• Your goal: Copy out the whole listing exactly as written, leaving the pictures behind.

• Raw data:
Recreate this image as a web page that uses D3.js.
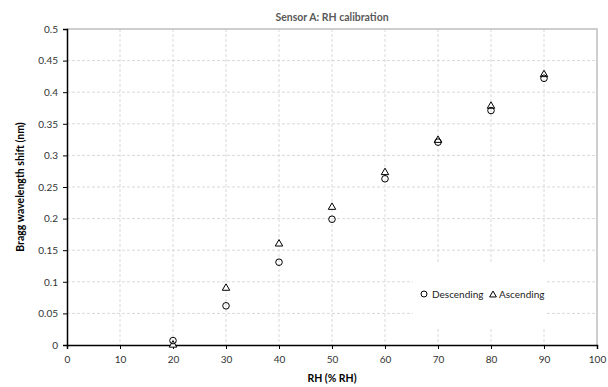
<!DOCTYPE html>
<html><head><meta charset="utf-8">
<script src="https://cdn.jsdelivr.net/npm/d3@7"></script>
<style>body{margin:0;background:#fff}svg{display:block}text{font-family:Lato,"Open Sans",sans-serif}</style>
</head><body><svg id="c" width="608" height="387"></svg>
<script>
const rh = [20,30,40,50,60,70,80,90];
const descending = [0.007,0.062,0.131,0.199,0.263,0.321,0.371,0.422];
const ascending = [0.000,0.090,0.160,0.218,0.273,0.324,0.378,0.428];
const xTicks = [0,10,20,30,40,50,60,70,80,90,100];
const yTicks = [0,0.05,0.1,0.15,0.2,0.25,0.3,0.35,0.4,0.45,0.5];

const svg = d3.select("#c");
const L=67,R=597,T=29,B=345;
const x = d3.scaleLinear().domain([0,100]).range([L,R]);
const y = d3.scaleLinear().domain([0,0.5]).range([B,T]);

// grid
svg.append("g").selectAll("line").data(yTicks.slice(1,-1)).join("line")
  .attr("x1",L).attr("x2",R).attr("y1",d=>y(d)).attr("y2",d=>y(d))
  .attr("stroke","#d9d9d9").attr("stroke-dasharray","3,2");
svg.append("g").selectAll("line").data(xTicks.slice(1,-1)).join("line")
  .attr("y1",T).attr("y2",B).attr("x1",d=>x(d)).attr("x2",d=>x(d))
  .attr("stroke","#d9d9d9").attr("stroke-dasharray","3,2");
// top and right border
svg.append("path").attr("d",`M${L},${T}H${R}V${B}`).attr("fill","none").attr("stroke","#bfbfbf").attr("stroke-width",1.5);

// legend box (occludes grid)
svg.append("rect").attr("x",413).attr("y",262).attr("width",134).attr("height",66).attr("fill","#fff");

// axes
const xa = svg.append("g").attr("transform",`translate(0,${B})`)
  .call(d3.axisBottom(x).tickValues(xTicks).tickSize(4).tickFormat(d3.format("d")));
const ya = svg.append("g").attr("transform",`translate(${L},0)`)
  .call(d3.axisLeft(y).tickValues(yTicks).tickSize(4).tickFormat(d=>d===0?"0":String(+d.toFixed(2))));
[xa,ya].forEach(g=>{
  g.select(".domain").attr("stroke","#000").attr("stroke-width",1.5);
  g.selectAll(".tick line").attr("stroke","#000");
  g.selectAll("text").attr("font-size",10).attr("fill","#333").style("font-family","Lato,'Open Sans',sans-serif");
});
xa.selectAll("text").attr("dy","1.1em");
ya.selectAll("text").attr("dx","-0.2em");

// markers
const tri = d3.symbol().type(d3.symbolTriangle).size(24);
svg.append("g").selectAll("path").data(rh.map((r,i)=>[r,ascending[i]])).join("path")
  .attr("d",tri).attr("transform",d=>`translate(${x(d[0])},${y(d[1])})`)
  .attr("fill","#fff").attr("stroke","#000").attr("stroke-width",1);
svg.append("g").selectAll("circle").data(rh.map((r,i)=>[r,descending[i]])).join("circle")
  .attr("cx",d=>x(d[0])).attr("cy",d=>y(d[1])).attr("r",3.3)
  .attr("fill","none").attr("stroke","#000").attr("stroke-width",1);

// legend
svg.append("circle").attr("cx",424).attr("cy",294).attr("r",3).attr("fill","none").attr("stroke","#000");
svg.append("text").attr("x",432).attr("y",298).attr("font-size",10).attr("fill","#222").text("Descending");
svg.append("path").attr("d",d3.symbol().type(d3.symbolTriangle).size(20)).attr("transform","translate(493,295)")
  .attr("fill","#fff").attr("stroke","#000");
svg.append("text").attr("x",499).attr("y",298).attr("font-size",10).attr("fill","#222").text("Ascending");

// titles
svg.append("text").attr("x",332).attr("y",21).attr("text-anchor","middle").attr("font-size",10.5)
  .attr("font-weight","bold").attr("fill","#595959").text("Sensor A: RH calibration");
svg.append("text").attr("x",332).attr("y",382).attr("text-anchor","middle").attr("font-size",10.5)
  .attr("font-weight","bold").attr("fill","#000").text("RH (% RH)");
svg.append("text").attr("transform","translate(24,187) rotate(-90)").attr("text-anchor","middle").attr("font-size",10.5)
  .attr("font-weight","bold").attr("fill","#000").text("Bragg wavelength shift (nm)");
</script></body></html>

• Solution for this exercise:
Recreate this image as a web page that uses D3.js.
<!DOCTYPE html>
<html><head><meta charset="utf-8">
<script src="https://cdn.jsdelivr.net/npm/d3@7"></script>
<style>body{margin:0;background:#fff}svg{display:block}text{font-family:Lato,"Open Sans",sans-serif}</style>
</head><body><svg id="c" width="608" height="387"></svg>
<script>
const rh = [20,30,40,50,60,70,80,90];
const descending = [0.007,0.062,0.131,0.199,0.263,0.321,0.371,0.422];
const ascending = [0.000,0.090,0.160,0.218,0.273,0.324,0.378,0.428];
const xTicks = [0,10,20,30,40,50,60,70,80,90,100];
const yTicks = [0,0.05,0.1,0.15,0.2,0.25,0.3,0.35,0.4,0.45,0.5];

const svg = d3.select("#c");
const L=67,R=597,T=29,B=345;
const x = d3.scaleLinear().domain([0,100]).range([L,R]);
const y = d3.scaleLinear().domain([0,0.5]).range([B,T]);

// grid
svg.append("g").selectAll("line").data(yTicks.slice(1,-1)).join("line")
  .attr("x1",L).attr("x2",R).attr("y1",d=>y(d)).attr("y2",d=>y(d))
  .attr("stroke","#d9d9d9").attr("stroke-dasharray","3,2");
svg.append("g").selectAll("line").data(xTicks.slice(1,-1)).join("line")
  .attr("y1",T).attr("y2",B).attr("x1",d=>x(d)).attr("x2",d=>x(d))
  .attr("stroke","#d9d9d9").attr("stroke-dasharray","3,2");
// top and right border
svg.append("path").attr("d",`M${L},${T}H${R}V${B}`).attr("fill","none").attr("stroke","#bfbfbf").attr("stroke-width",1.5);

// legend box (occludes grid)
svg.append("rect").attr("x",413).attr("y",262).attr("width",134).attr("height",66).attr("fill","#fff");

// axes
const xa = svg.append("g").attr("transform",`translate(0,${B})`)
  .call(d3.axisBottom(x).tickValues(xTicks).tickSize(4).tickFormat(d3.format("d")));
const ya = svg.append("g").attr("transform",`translate(${L},0)`)
  .call(d3.axisLeft(y).tickValues(yTicks).tickSize(4).tickFormat(d=>d===0?"0":String(+d.toFixed(2))));
[xa,ya].forEach(g=>{
  g.select(".domain").attr("stroke","#000").attr("stroke-width",1.5);
  g.selectAll(".tick line").attr("stroke","#000");
  g.selectAll("text").attr("font-size",10).attr("fill","#333").style("font-family","Lato,'Open Sans',sans-serif");
});
xa.selectAll("text").attr("dy","1.1em");
ya.selectAll("text").attr("dx","-0.2em");

// markers
const tri = d3.symbol().type(d3.symbolTriangle).size(24);
svg.append("g").selectAll("path").data(rh.map((r,i)=>[r,ascending[i]])).join("path")
  .attr("d",tri).attr("transform",d=>`translate(${x(d[0])},${y(d[1])})`)
  .attr("fill","#fff").attr("stroke","#000").attr("stroke-width",1);
svg.append("g").selectAll("circle").data(rh.map((r,i)=>[r,descending[i]])).join("circle")
  .attr("cx",d=>x(d[0])).attr("cy",d=>y(d[1])).attr("r",3.3)
  .attr("fill","none").attr("stroke","#000").attr("stroke-width",1);

// legend
svg.append("circle").attr("cx",424).attr("cy",294).attr("r",3).attr("fill","none").attr("stroke","#000");
svg.append("text").attr("x",432).attr("y",298).attr("font-size",10).attr("fill","#222").text("Descending");
svg.append("path").attr("d",d3.symbol().type(d3.symbolTriangle).size(20)).attr("transform","translate(493,295)")
  .attr("fill","#fff").attr("stroke","#000");
svg.append("text").attr("x",499).attr("y",298).attr("font-size",10).attr("fill","#222").text("Ascending");

// titles
svg.append("text").attr("x",332).attr("y",21).attr("text-anchor","middle").attr("font-size",10.5)
  .attr("font-weight","bold").attr("fill","#595959").text("Sensor A: RH calibration");
svg.append("text").attr("x",332).attr("y",382).attr("text-anchor","middle").attr("font-size",10.5)
  .attr("font-weight","bold").attr("fill","#000").text("RH (% RH)");
svg.append("text").attr("transform","translate(24,187) rotate(-90)").attr("text-anchor","middle").attr("font-size",10.5)
  .attr("font-weight","bold").attr("fill","#000").text("Bragg wavelength shift (nm)");
</script></body></html>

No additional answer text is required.